The Book

 

Inside Her Pretty Little Head looks in-depth at the female target audience and the huge opportunities that can be realised when sectors and brands are analysed through the lens of female motivation and need. It provides an inspiring and plain-speaking guide to:

 

  • The differences between men and women in motivation, decision making, and information processing
  • The composition and character of successful female brands
  • The female purchasing process and media networks
  • The creative work that appeals to women
  • Shaping corporate culture in order to better realise the female opportunity

 

Your book is an oasis of scientific insight in the desert of political correctness where Adam was meant to be the same as Eve. Harnessing new learnings about how the brain works you have created a toolkit for orientating a brand around the dynamics of the female brain that is the first important new marketing concept of the 21st century. I hope all my rivals don’t read it.

Robin Wight; Chairperson; The Engine Group

 

 

Pretty Little Head's book made me sit up and think. Totally original, highly influential and fascinating reading. What more could you want from a book.

Nina Grunfeld; Columnist; The Telegraph

 

 

After 18 years in women’s media I can honestly say that this book puts the science behind the instincts of those that work successfully in the industry. It hits all the nails on the head. If you are bloke – and you work in marketing – not reading this should be a sackable offence.

Dawn Bebe; MD; Osoyou.com; ex-MD emap elan (inc. Grazia)

 

 

Anyone (and that should be everyone) who recognises the huge commercial opportunity that women represent should read this book.

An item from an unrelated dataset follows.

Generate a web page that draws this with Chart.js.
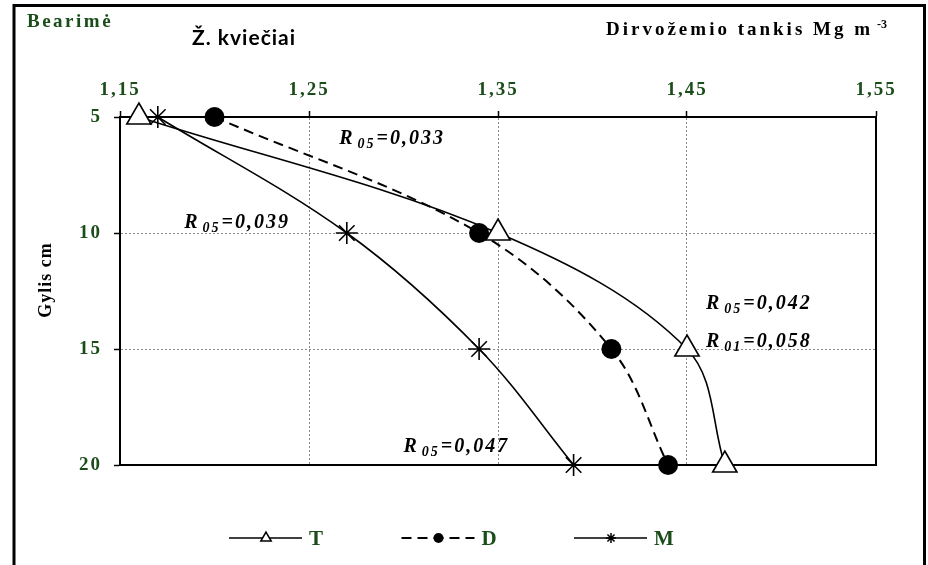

Claire Enders Founder and Chairperson; Enders Analysis

 

 

Tragically, women now make 80% of all purchasing decisions - many of them unsupervised. This alarming fact may explain why it is now almost impossible to buy a decent pair of stout boots or an ounce of pipe tobacco in Tunbridge Wells without being forced to walk past about 47 tawdry shops dedicated to the sale of frocks, gloves and needless fancy goods. Yet, as though this weren't quite bad enough, the dainty Mrs. Cunningham and Roberts suggest that the nation's womenfolk could be buying even more, were marketers and their advertising agents not in the grip of something they call "outdated masculine thinking" (they even assert that agencies' time-honoured tools such as the USP and the "short, witty headline" are wasted upon the fairer sex). Despite these outlandish claims, this is a surprisingly concise and lucid book, in a pleasing dust-jacket from which my wife has fashioned some rather fetching tablemats. I would send your secretary to buy a copy straight away - though do beware! If there's a shoe shop near the bookshop, she'll be gone for hours.

Rather worryingly, the two authoresses have recently been advising our Mr. Cameron, which may explain why my local Conservative Club has just sprouted bloody windchimes.